Duas frentes de guerra perdidas, decadência económica patente, competidores a disputar abertamente os terrenos de caça dos EUA – são os factores que levam uma parte da classe dominante norte-americana a farejar a inevitabilidade de uma adaptação às novas condições.
Obama acabou por se afirmar como a melhor aposta para essa adaptação. A sua candidatura não surgiu de um movimento de base popular que o impusesse, mas ganhou vastos apoios que exprimem o descontentamento das massas (particularmente entre os negros e os jovens) e que a tornaram imbatível. Diante do desgaste da guerra, do abandono a que foram votadas as vítimas do Katrina, da penalização da crise económica, a vontade de mudar agitou os norte-americanos das classes mais baixas. Mas este facto, precisamente, reforçou na camada dirigente norte-americana a necessidade de tornar Obama de potencial “candidato do povo” em eficaz candidato do regime – de um regime que teve de se afirmar, perante as circunstâncias, em “renovação”.

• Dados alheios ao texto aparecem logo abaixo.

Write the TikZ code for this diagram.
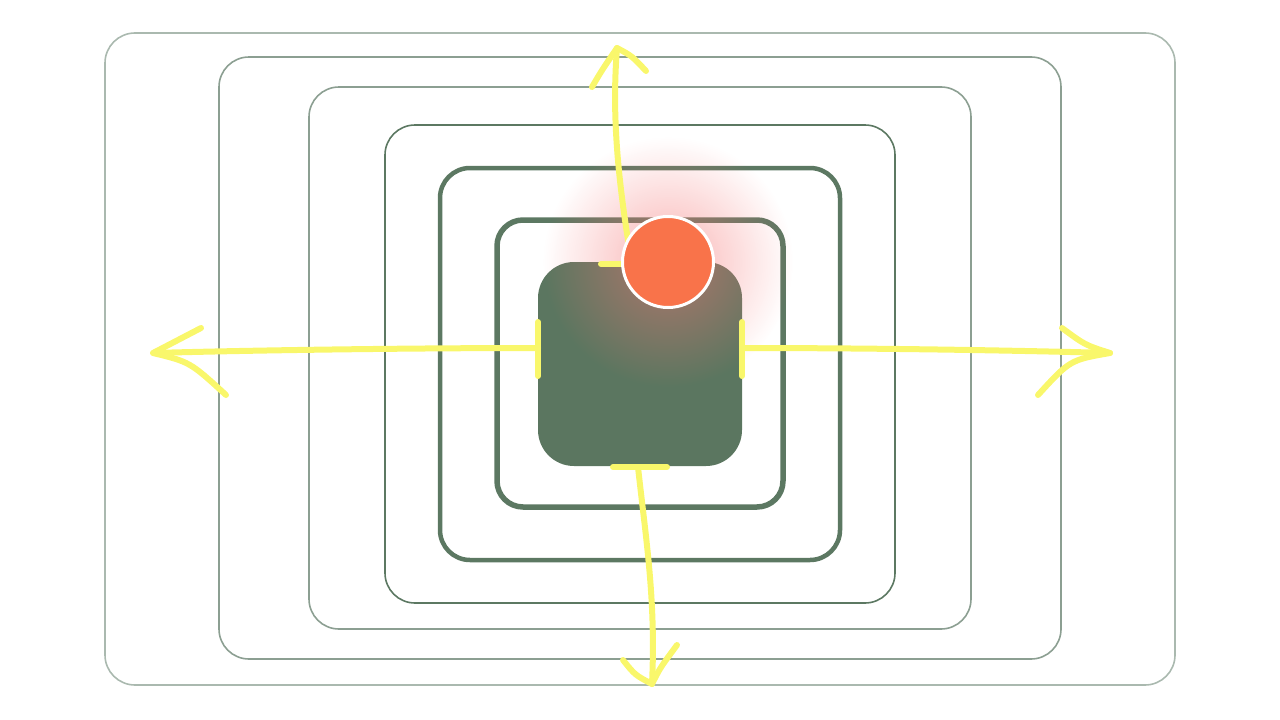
\documentclass[tikz,border=0pt]{standalone}
\usetikzlibrary{fadings}

\definecolor{ringA}{HTML}{AAB9AF}
\definecolor{ringB}{HTML}{8C9F92}
\definecolor{ringC}{HTML}{5C7862}
\definecolor{core}{HTML}{5B7660}
\definecolor{hand}{HTML}{F9F76B}
\definecolor{dotfill}{HTML}{F9734A}
\definecolor{glow}{HTML}{F47676}

\tikzfading[name=glowfade, inner color=transparent!45, outer color=transparent!100]

\tikzset{
  ring/.style={draw=#1,rounded corners=30pt,line width=1.6pt},
  stroke/.style={draw=hand,line width=6pt,line cap=round,line join=round}
}

\begin{document}
\begin{tikzpicture}[x=1pt,y=-1pt]
\useasboundingbox (0,0) rectangle (1280,720);

% layers, outside in
\draw[ring=ringA] (105,33) rectangle (1175,685);
\draw[ring=ringB] (219,57) rectangle (1061,659);
\draw[ring=ringB] (309,87) rectangle (971,629);
\draw[ring=ringC] (385,125) rectangle (895,603);
\draw[ring=ringC,line width=4.5pt] (440,168) rectangle (840,560);
\draw[ring=ringC,line width=5.5pt,rounded corners=26pt] (497,220) rectangle (783,507);
\fill[core,rounded corners=36pt] (538,262) rectangle (742,466);

\fill[glow,path fading=glowfade] (668,262) circle (125);

% T-bars on the core
\coordinate (Tt) at (632,264);
\coordinate (Tl) at (538,348);
\coordinate (Tr) at (742,348);
\coordinate (Tb) at (638,467);
\draw[stroke] (601,264) -- (640,264);
\draw[stroke] (538,322) -- (538,376);
\draw[stroke] (742,322) -- (742,376);
\draw[stroke] (613,467) -- (667,467);

% arrow tips
\coordinate (At) at (617,48);
\coordinate (Al) at (153,353);
\coordinate (Ar) at (1110,353);
\coordinate (Ab) at (652,684);

% up
\draw[stroke] (Tt) .. controls (614,160) and (613,100) .. (At);
\draw[stroke] (592,87) .. controls (602,70) .. (At) .. controls (632,56) .. (646,71);
% left
\draw[stroke] (Tl) .. controls (420,348) and (260,350) .. (Al);
\draw[stroke] (201,328) .. controls (178,340) .. (Al) .. controls (190,362) .. (226,395);
% right
\draw[stroke] (Tr) .. controls (860,348) and (1000,350) .. (Ar);
\draw[stroke] (1062,328) .. controls (1085,345) .. (Ar) .. controls (1070,360) .. (1038,395);
% down
\draw[stroke] (Tb) .. controls (646,540) and (656,600) .. (Ab);
\draw[stroke] (623,660) .. controls (635,675) .. (Ab) .. controls (660,668) .. (677,645);

\node[circle,fill=dotfill,draw=white,line width=3pt,minimum size=91pt,inner sep=0] (dot) at (668,262) {};
\end{tikzpicture}
\end{document}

Os riscos da campanha de Obama não residiam no seu programa nem nos seus propósitos, que afirmavam o essencial da linha seguida pelo imperialismo norte-americano – residiam na possibilidade de dar corpo a uma onda de massas e de, por essa via, levar a população a crer que o seu futuro poderia depender da sua própria iniciativa, por muito limitados que fossem os resultados.
Os apoios a Obama de republicanos de peso como Colin Powell ou Francis Fukuyama, ou de órgãos de imprensa conservadores, ou a afirmação assassina de Karl Rove (o chefe das campanhas eleitorais de George Bush), feita na véspera do escrutínio, de que Barack Obama iria “arrasar” McCain – têm de ser entendidos como uma forma de a direita norte-americana absorver Obama, de o chamar a si, de o rodear, de lhe retirar o potencial “subversivo” que poderia assumir se ele fosse um vencedor apenas apoiado pela vontade de mudança das massas. Com tais apoios, a vitória de Obama tornou-se um eco da vontade de mudança das massas entrelaçado com o eco da vontade de “mudança” das classes dominantes. Ou seja, foi neutralizada enquanto eventual contestação do regime.
Não é difícil prever que Barack Obama, que já de si não se propunha revolucionar nada, será agora objecto de um processo de envolvimento e de afeiçoamento da parte de toda a direita, de todo o establishment, por forma a que ele faça cabalmente o que todos os inquilinos da Casa Branca são chamados a fazer (se não quiserem levar um tiro): dar continuidade, com o mínimo de adaptação que as circunstâncias actuais requerem, à política das forças que dominam os EUA. A imediata oferta de franca cooperação da direita e dos republicanos é isso que traduz. E tudo leva a crer que tal disponibilidade não representa apenas uma manobra de alcance partidário, mas corresponde à necessidade de unidade política, de criação de uma frente unida, sentida pelas classes dominantes norte-americanas perante as adversidades históricas que enfrentam.
Obama tem, assim – uma vez eleito e tornado, portanto, responsável por evitar rupturas na política norte-americana – todas as condições para (com as devidas distâncias) constituir para a população trabalhadora, e designadamente os negros, dos EUA a mesma desilusão que Lula da Silva constituiu para os trabalhadores brasileiros.
Mas, como se disse de início, os EUA estão a mudar porque as mudanças no mundo a isso os obrigam. E, portanto, independentemente dos arranjos que as classes dominantes norte-americanas façam para que o essencial continue na mesma, a marcha do mundo vai forçar os EUA a perder a sua posição de imperialismo dominante. Só não se sabe ainda com que custos e em que prazo.